Objective:
Return all the entries exactly, keeping pictures out.

Supplied data:
--------
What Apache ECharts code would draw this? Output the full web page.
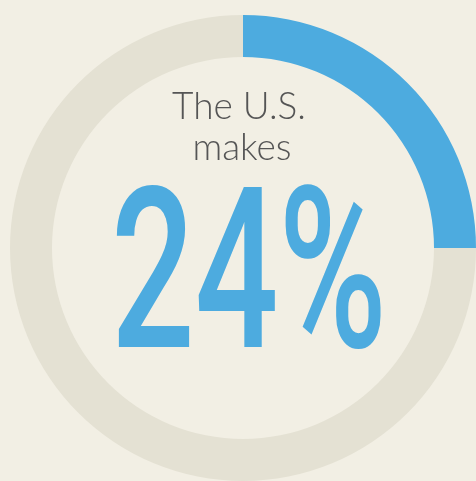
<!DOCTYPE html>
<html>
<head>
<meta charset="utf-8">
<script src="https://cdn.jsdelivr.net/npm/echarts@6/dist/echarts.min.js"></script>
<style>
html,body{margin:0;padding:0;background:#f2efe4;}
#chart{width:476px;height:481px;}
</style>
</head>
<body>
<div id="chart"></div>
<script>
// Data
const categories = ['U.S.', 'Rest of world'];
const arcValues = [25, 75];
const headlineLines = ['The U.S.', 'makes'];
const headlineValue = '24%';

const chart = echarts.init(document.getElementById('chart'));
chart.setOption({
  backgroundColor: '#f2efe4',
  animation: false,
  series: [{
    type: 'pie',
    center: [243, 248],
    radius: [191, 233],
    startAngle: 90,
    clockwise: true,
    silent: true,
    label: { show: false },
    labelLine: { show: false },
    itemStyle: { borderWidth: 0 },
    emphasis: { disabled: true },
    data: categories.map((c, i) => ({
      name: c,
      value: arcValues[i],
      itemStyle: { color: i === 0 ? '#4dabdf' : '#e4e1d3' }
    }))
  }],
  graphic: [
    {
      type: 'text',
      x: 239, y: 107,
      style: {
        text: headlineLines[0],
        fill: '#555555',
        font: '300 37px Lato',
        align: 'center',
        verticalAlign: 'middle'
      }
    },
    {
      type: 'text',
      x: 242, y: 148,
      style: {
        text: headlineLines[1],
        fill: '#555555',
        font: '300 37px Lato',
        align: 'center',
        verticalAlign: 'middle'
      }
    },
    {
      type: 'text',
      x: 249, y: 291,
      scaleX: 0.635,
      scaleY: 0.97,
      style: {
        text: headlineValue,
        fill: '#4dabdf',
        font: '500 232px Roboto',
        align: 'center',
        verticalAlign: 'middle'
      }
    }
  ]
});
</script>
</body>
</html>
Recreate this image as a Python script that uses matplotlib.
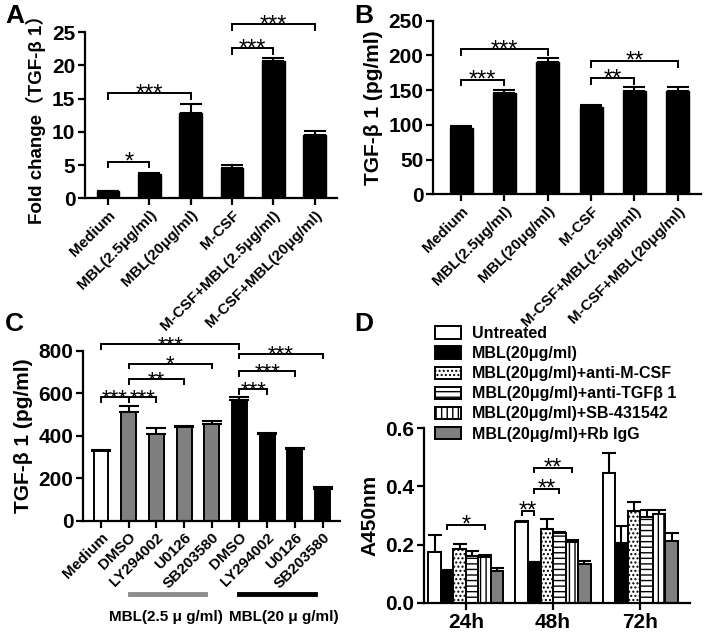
--------
Task answer:
What Apache ECharts code would draw this? Output the full web page.
<!DOCTYPE html>
<html>
<head>
<meta charset="utf-8">
<script src="https://cdn.jsdelivr.net/npm/echarts@6/dist/echarts.min.js"></script>
<style>
html,body{margin:0;padding:0;background:#f2efe4;}
#chart{width:476px;height:481px;}
</style>
</head>
<body>
<div id="chart"></div>
<script>
// Data
const categories = ['U.S.', 'Rest of world'];
const arcValues = [25, 75];
const headlineLines = ['The U.S.', 'makes'];
const headlineValue = '24%';

const chart = echarts.init(document.getElementById('chart'));
chart.setOption({
  backgroundColor: '#f2efe4',
  animation: false,
  series: [{
    type: 'pie',
    center: [243, 248],
    radius: [191, 233],
    startAngle: 90,
    clockwise: true,
    silent: true,
    label: { show: false },
    labelLine: { show: false },
    itemStyle: { borderWidth: 0 },
    emphasis: { disabled: true },
    data: categories.map((c, i) => ({
      name: c,
      value: arcValues[i],
      itemStyle: { color: i === 0 ? '#4dabdf' : '#e4e1d3' }
    }))
  }],
  graphic: [
    {
      type: 'text',
      x: 239, y: 107,
      style: {
        text: headlineLines[0],
        fill: '#555555',
        font: '300 37px Lato',
        align: 'center',
        verticalAlign: 'middle'
      }
    },
    {
      type: 'text',
      x: 242, y: 148,
      style: {
        text: headlineLines[1],
        fill: '#555555',
        font: '300 37px Lato',
        align: 'center',
        verticalAlign: 'middle'
      }
    },
    {
      type: 'text',
      x: 249, y: 291,
      scaleX: 0.635,
      scaleY: 0.97,
      style: {
        text: headlineValue,
        fill: '#4dabdf',
        font: '500 232px Roboto',
        align: 'center',
        verticalAlign: 'middle'
      }
    }
  ]
});
</script>
</body>
</html>
Recreate this image as a Python script that uses matplotlib.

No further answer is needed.